The Pussy Riot Scandal

My colleague Masha Lipman has been doing a brilliant job of covering the terrifying and absurdist drama in Moscow known as the Pussy Riot trial. Masha reminds us that this is not Stalin or Brezhnev’s Moscow—the trial has been covered in a way that never would have happened in the heart of the Soviet era—but there is no minimizing what a distinctly representative moment this is for Vladimir Putin. Beginning at the end of last year, Putin stonily endured the spectacle of mass demonstrations protesting his regime and his imminent return as President. Much of the pre-election discussion was about whether Putin would crack down on the demonstrators after the balloting, whether he would erase the last traces of semi-liberal rhetoric and practice during the marionette years of Dmitry Medvedev. (Not that Medvedev was ever truly liberal; he just acted that way, from time to time, as if in a dumb show for foreign consumption.) Would political enemies come under attack? Would there be searches, arrests, or show trials? The answer has been obvious for months: Putin’s most vocal critics have every reason to fear.

What should also be heard and read is the direct address of the dissenters themselves to the court. A punk-feminist collective, Pussy Riot is a band of political rebel-artists who, faced with years in a Russian prison, turn out to be courageous, self-possessed, and historically aware. And in their testimony they have shown themselves to be defiantly intelligent, worthy of the long tradition of Andrei Sinyavsky, Larisa Bogoraz, Joseph Brodsky, and so many other dissidents who stood in the dock and spoke for themselves and the cause of freedom.

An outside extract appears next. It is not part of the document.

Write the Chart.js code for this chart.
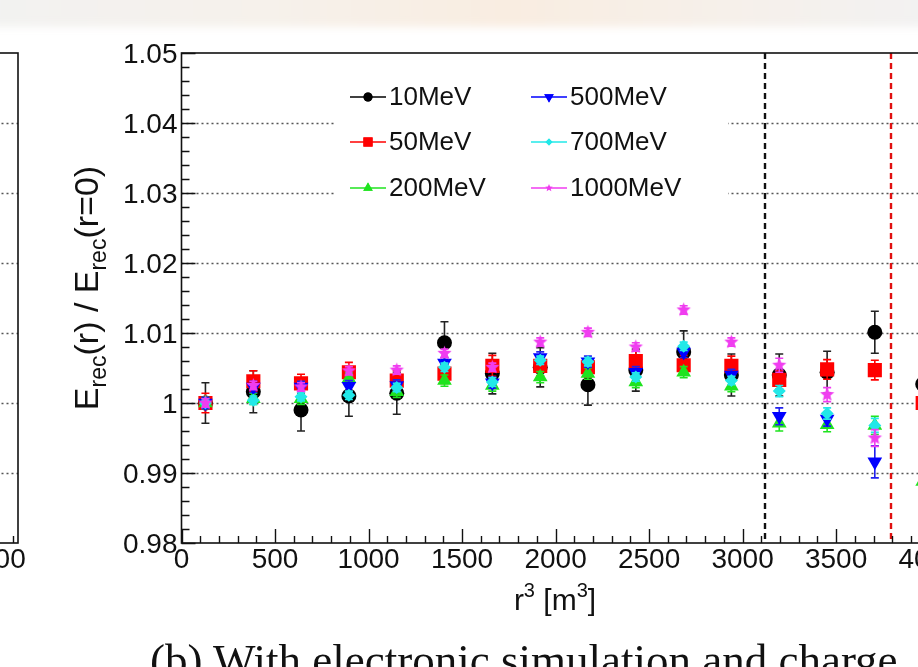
<!DOCTYPE html>
<html>
<head>
<meta charset="utf-8">
<script src="https://cdn.jsdelivr.net/npm/chart.js@4/dist/chart.umd.min.js"></script>
<style>
  html, body { margin: 0; padding: 0; width: 918px; height: 667px; overflow: hidden; background: #fff; }
  #haze { position: absolute; left: -20px; top: -12px; width: 960px; height: 39px;
          background: linear-gradient(90deg, #f2f2f1 0%, #f6f1eb 30%, #f9ede1 55%, #f6f0ea 78%, #f2f2f2 100%);
          filter: blur(4px); }
  #left { position: absolute; left: -935px; top: 0; }
  #main { position: absolute; left: 0; top: 0; }
  #caption { position: absolute; left: 150px; top: 638px; font-family: "Liberation Serif", "Times New Roman", serif;
             font-size: 45px; line-height: 45px; white-space: nowrap; color: #111; }
</style>
</head>
<body>
<div id="haze"></div>
<canvas id="left" width="1000" height="667"></canvas>
<canvas id="main" width="1000" height="667"></canvas>
<div id="caption">(b) With electronic simulation and charge</div>
<script>
// bin centres in r^3 [m^3]
var rCubed = [128, 384, 639, 895, 1151, 1406, 1662, 1918, 2173, 2429, 2685, 2940, 3196, 3452, 3707, 3963];

// E_rec(r) / E_rec(r=0) per energy, with errors
var ratio10   = [1.0000, 1.0016, 0.9990, 1.0010, 1.0014, 1.0086, 1.0042, 1.0051, 1.0026, 1.0047, 1.0073, 1.0040, 1.0040, 1.0044, 1.0101, 1.0027];
var err10     = [0.0029, 0.0030, 0.0030, 0.0029, 0.0030, 0.0030, 0.0029, 0.0028, 0.0029, 0.0030, 0.0030, 0.0030, 0.0030, 0.0030, 0.0030, 0.0030];
var ratio50   = [1.0000, 1.0031, 1.0028, 1.0044, 1.0032, 1.0042, 1.0053, 1.0053, 1.0051, 1.0060, 1.0054, 1.0053, 1.0033, 1.0048, 1.0047, 1.0000];
var err50     = [0.0014, 0.0015, 0.0013, 0.0014, 0.0014, 0.0014, 0.0015, 0.0014, 0.0014, 0.0014, 0.0014, 0.0014, 0.0013, 0.0014, 0.0014, 0.0014];
var ratio200  = [1.0000, 1.0006, 1.0006, 1.0035, 1.0016, 1.0032, 1.0025, 1.0037, 1.0042, 1.0030, 1.0044, 1.0024, 0.9971, 0.9969, 0.9968, 0.9888];
var err200    = [0.0008, 0.0008, 0.0008, 0.0008, 0.0008, 0.0008, 0.0008, 0.0008, 0.0008, 0.0008, 0.0008, 0.0008, 0.0011, 0.0010, 0.0013, 0.0012];
var ratio500  = [1.0000, 1.0023, 1.0023, 1.0024, 1.0025, 1.0057, 1.0029, 1.0065, 1.0059, 1.0044, 1.0073, 1.0040, 0.9981, 0.9977, 0.9916, null];
var err500    = [0.0008, 0.0008, 0.0008, 0.0008, 0.0008, 0.0008, 0.0008, 0.0008, 0.0008, 0.0008, 0.0008, 0.0008, 0.0012, 0.0010, 0.0023, 0];
var ratio700  = [1.0000, 1.0004, 1.0009, 1.0011, 1.0022, 1.0051, 1.0030, 1.0061, 1.0059, 1.0037, 1.0081, 1.0032, 1.0017, 0.9985, 0.9968, null];
var err700    = [0.0006, 0.0006, 0.0006, 0.0006, 0.0006, 0.0006, 0.0006, 0.0006, 0.0006, 0.0006, 0.0006, 0.0006, 0.0008, 0.0008, 0.0010, 0];
var ratio1000 = [1.0000, 1.0025, 1.0023, 1.0046, 1.0047, 1.0071, 1.0051, 1.0087, 1.0101, 1.0080, 1.0133, 1.0087, 1.0054, 1.0012, 0.9950, null];
var err1000   = [0.0006, 0.0006, 0.0006, 0.0006, 0.0006, 0.0006, 0.0006, 0.0006, 0.0006, 0.0006, 0.0006, 0.0006, 0.0010, 0.0010, 0.0012, 0];

// vertical boundaries (r^3)
var boundaryR3 = [3120, 3792];

// axis ticks
var yTickValues = [0.98, 0.99, 1.00, 1.01, 1.02, 1.03, 1.04, 1.05];
var yTickLabels = ['0.98', '0.99', '1', '1.01', '1.02', '1.03', '1.04', '1.05'];
var xTickValues = [0, 500, 1000, 1500, 2000, 2500, 3000, 3500, 4000];
var xTickLabels = ['0', '500', '1000', '1500', '2000', '2500', '3000', '3500', '4000'];

var X_MAX = 4125, Y_MIN = 0.98, Y_MAX = 1.05;
var FONT = '"Liberation Sans", Arial, sans-serif';

function starImage(color, r) {
    var c = document.createElement('canvas');
    var s = Math.ceil(r * 2 + 2);
    c.width = s; c.height = s;
    var g = c.getContext('2d');
    g.fillStyle = color;
    g.beginPath();
    for (var k = 0; k < 10; k++) {
        var a = -Math.PI / 2 + k * Math.PI / 5;
        var rr = k % 2 ? r * 0.45 : r;
        g.lineTo(s / 2 + rr * Math.cos(a), s / 2 + rr * Math.sin(a));
    }
    g.closePath();
    g.fill();
    return c;
}

var series = [
    { label: '10MeV',   y: ratio10,   err: err10,   color: '#000000', bar: '#222222', style: 'circle',   radius: 7.5, legendRadius: 4.5, rot: 0 },
    { label: '50MeV',   y: ratio50,   err: err50,   color: '#ff0000', bar: '#ff0000', style: 'rect',     radius: 10,  legendRadius: 6.5, rot: 0 },
    { label: '200MeV',  y: ratio200,  err: err200,  color: '#1fe31f', bar: '#1fe31f', style: 'triangle', radius: 8.5, legendRadius: 5.5, rot: 0 },
    { label: '500MeV',  y: ratio500,  err: err500,  color: '#0000ff', bar: '#2020ee', style: 'triangle', radius: 8.5, legendRadius: 5.5, rot: 180 },
    { label: '700MeV',  y: ratio700,  err: err700,  color: '#22e8e8', bar: '#22e8e8', style: 'rectRot',  radius: 6.5, legendRadius: 3.5, rot: 0 },
    { label: '1000MeV', y: ratio1000, err: err1000, color: '#f03cf0', bar: '#f03cf0', style: null,       radius: 7.5, legendRadius: 4,   rot: 0 }
];
series.forEach(function(s) {
    if (!s.style) {
        s.style = starImage(s.color, s.radius);
        s.legendStyle = starImage(s.color, s.legendRadius);
    }
});

function drawMarker(ctx, s, x, y) {
    if (s.legendStyle) {
        ctx.drawImage(s.legendStyle, x - s.legendStyle.width / 2, y - s.legendStyle.height / 2);
        return;
    }
    Chart.helpers.drawPoint(ctx, { pointStyle: s.style, radius: s.legendRadius, rotation: s.rot, borderWidth: 0 }, x, y);
    ctx.fill();
}

function drawYTitle(ctx, x, y) {
    var big = '34px ' + FONT, sub = '23px ' + FONT;
    var parts = [['E', big, 0], ['rec', sub, 8], ['(r) / E', big, 0], ['rec', sub, 8], ['(r=0)', big, 0]];
    var w = 0;
    parts.forEach(function(p) { ctx.font = p[1]; w += ctx.measureText(p[0]).width; });
    ctx.save();
    ctx.translate(x, y);
    ctx.rotate(-Math.PI / 2);
    ctx.textAlign = 'left';
    ctx.textBaseline = 'alphabetic';
    var cx = -w / 2;
    parts.forEach(function(p) {
        ctx.font = p[1];
        ctx.fillText(p[0], cx, p[2]);
        cx += ctx.measureText(p[0]).width;
    });
    ctx.restore();
}

function drawXTitle(ctx, x, y) {
    var big = '30px ' + FONT, sup = '20px ' + FONT;
    var parts = [['r', big, 0], ['3', sup, -13], [' [m', big, 0], ['3', sup, -13], [']', big, 0]];
    var w = 0;
    parts.forEach(function(p) { ctx.font = p[1]; w += ctx.measureText(p[0]).width; });
    ctx.textAlign = 'left';
    ctx.textBaseline = 'alphabetic';
    var cx = x - w / 2;
    parts.forEach(function(p) {
        ctx.font = p[1];
        ctx.fillText(p[0], cx, y + p[2]);
        cx += ctx.measureText(p[0]).width;
    });
}

var rootFrame = {
    id: 'rootFrame',
    beforeDatasetsDraw: function(chart, args, opts) {
        var a = chart.chartArea, ctx = chart.ctx, ys = chart.scales.y;
        ctx.save();
        ctx.strokeStyle = '#555';
        ctx.lineWidth = 1.3;
        ctx.setLineDash([2, 3]);
        yTickValues.forEach(function(v) {
            if (v <= Y_MIN || v >= Y_MAX) return;
            var py = Math.round(ys.getPixelForValue(v)) + 0.5;
            ctx.beginPath();
            ctx.moveTo(a.left, py);
            ctx.lineTo(a.right, py);
            ctx.stroke();
        });
        ctx.setLineDash([]);
        if (opts.legend) {
            ctx.fillStyle = '#fff';
            ctx.fillRect(335, 66, 393, 146);
        }
        ctx.restore();
    },
    beforeDatasetDraw: function(chart, args) {
        var s = series[args.index];
        if (!s) return;
        var a = chart.chartArea, ctx = chart.ctx, xs = chart.scales.x, ys = chart.scales.y;
        ctx.save();
        ctx.beginPath();
        ctx.rect(a.left, a.top, a.right - a.left, a.bottom - a.top);
        ctx.clip();
        ctx.strokeStyle = s.bar;
        ctx.lineWidth = 1.6;
        rCubed.forEach(function(r, j) {
            var v = s.y[j];
            if (v === null) return;
            var px = xs.getPixelForValue(r);
            var y1 = ys.getPixelForValue(v - s.err[j]), y2 = ys.getPixelForValue(v + s.err[j]);
            ctx.beginPath();
            ctx.moveTo(px, y1); ctx.lineTo(px, y2);
            ctx.moveTo(px - 4, y1); ctx.lineTo(px + 4, y1);
            ctx.moveTo(px - 4, y2); ctx.lineTo(px + 4, y2);
            ctx.stroke();
        });
        ctx.restore();
    },
    afterDatasetsDraw: function(chart, args, opts) {
        var a = chart.chartArea, ctx = chart.ctx, xs = chart.scales.x, ys = chart.scales.y;
        ctx.save();

        if (opts.boundaries) {
            ctx.lineWidth = 2.4;
            ctx.setLineDash([6, 4]);
            boundaryR3.forEach(function(r, i) {
                var px = Math.round(xs.getPixelForValue(r));
                ctx.strokeStyle = i === 0 ? '#111' : '#e01010';
                ctx.beginPath();
                ctx.moveTo(px, a.top);
                ctx.lineTo(px, a.bottom);
                ctx.stroke();
            });
            ctx.setLineDash([]);
        }

        // frame
        ctx.strokeStyle = '#111';
        ctx.lineWidth = 1.6;
        ctx.strokeRect(a.left, a.top, a.right - a.left, a.bottom - a.top);

        // ticks, drawn inward
        ctx.lineWidth = 1.4;
        ctx.beginPath();
        for (var k = 0; k <= 35; k++) {
            var py = Math.round(ys.getPixelForValue(Y_MIN + k * 0.002)) + 0.5;
            ctx.moveTo(a.left, py);
            ctx.lineTo(a.left + (k % 5 === 0 ? 14 : 8), py);
        }
        for (var m = 0; m * 100 <= X_MAX; m++) {
            var px = Math.round(xs.getPixelForValue(m * 100)) + 0.5;
            ctx.moveTo(px, a.bottom);
            ctx.lineTo(px, a.bottom - (m % 5 === 0 ? 14 : 7));
        }
        ctx.stroke();

        // tick labels
        ctx.fillStyle = '#111';
        ctx.font = '28px ' + FONT;
        ctx.textBaseline = 'alphabetic';
        ctx.textAlign = 'right';
        yTickValues.forEach(function(v, i) {
            ctx.fillText(yTickLabels[i], a.left - 4, ys.getPixelForValue(v) + 10);
        });
        ctx.textAlign = 'center';
        xTickValues.forEach(function(v, i) {
            ctx.fillText(xTickLabels[i], xs.getPixelForValue(v), a.bottom + 25);
        });

        drawXTitle(ctx, 555, 610);
        drawYTitle(ctx, 98, 288);

        if (opts.legend) {
            var colX = [350, 531], rowY = [97, 142, 188];
            ctx.font = '26px ' + FONT;
            ctx.textAlign = 'left';
            ctx.textBaseline = 'middle';
            series.forEach(function(s, i) {
                var lx = colX[Math.floor(i / 3)], ly = rowY[i % 3];
                ctx.strokeStyle = s.color;
                ctx.fillStyle = s.color;
                ctx.lineWidth = 1.6;
                ctx.beginPath();
                ctx.moveTo(lx, ly);
                ctx.lineTo(lx + 36, ly);
                ctx.stroke();
                drawMarker(ctx, s, lx + 18, ly);
                ctx.fillStyle = '#111';
                ctx.fillText(s.label, lx + 39, ly + 1);
            });
        }
        ctx.restore();
    }
};

function makeChart(id, datasets, frameOpts) {
    return new Chart(document.getElementById(id), {
        type: 'scatter',
        data: { datasets: datasets },
        options: {
            responsive: false,
            animation: false,
            devicePixelRatio: 1,
            layout: { padding: { left: 181.5, top: 53, right: 47, bottom: 124 } },
            scales: {
                x: { type: 'linear', min: 0, max: X_MAX, display: false },
                y: { type: 'linear', min: Y_MIN, max: Y_MAX, display: false }
            },
            plugins: {
                legend: { display: false },
                tooltip: { enabled: false },
                rootFrame: frameOpts
            }
        },
        plugins: [rootFrame]
    });
}

// neighbouring panel: only its right edge shows
makeChart('left', [], { legend: false, boundaries: false });

makeChart('main', series.map(function(s, i) {
    var pts = [];
    rCubed.forEach(function(r, j) {
        if (s.y[j] !== null) pts.push({ x: r, y: s.y[j] });
    });
    return {
        label: s.label,
        data: pts,
        order: series.length - i,
        showLine: false,
        pointStyle: s.style,
        pointRadius: s.radius,
        pointRotation: s.rot,
        pointBackgroundColor: s.color,
        pointBorderColor: s.color,
        pointBorderWidth: 0
    };
}), { legend: true, boundaries: true });
</script>
</body>
</html>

Nadezhda Tolokonnikova, a mother in her early twenties, and an artist of fearless eloquence, thanked the group’s myriad supporters—those abroad but especially those in Russia—and linked their cause to that great tradition: to Socrates; to Dostoevsky, who was made to face a firing squad (a ruse to terrify him); to the Oberiu poets (who were purged by Stalin); and to Solzhenitsyn, who once wrote, as she quotes him, “the word is more sincere than concrete, so words are not trifles. Once noble people mobilize, their words will crush concrete.” Her closing statement is a kind of instant classic in the anthology of dissidence. (A video is below; translations are available.)

And that has been the Pussy Riot credo all along in court: the true verdict will be a verdict on the regime, not them. The women of Pussy Riot, like Sinyavsky and Brodsky before them, have spoken with the confidence of free people who know that their words—not least their closing statements—will outlive their persecutors, both in the courtroom and the Kremlin.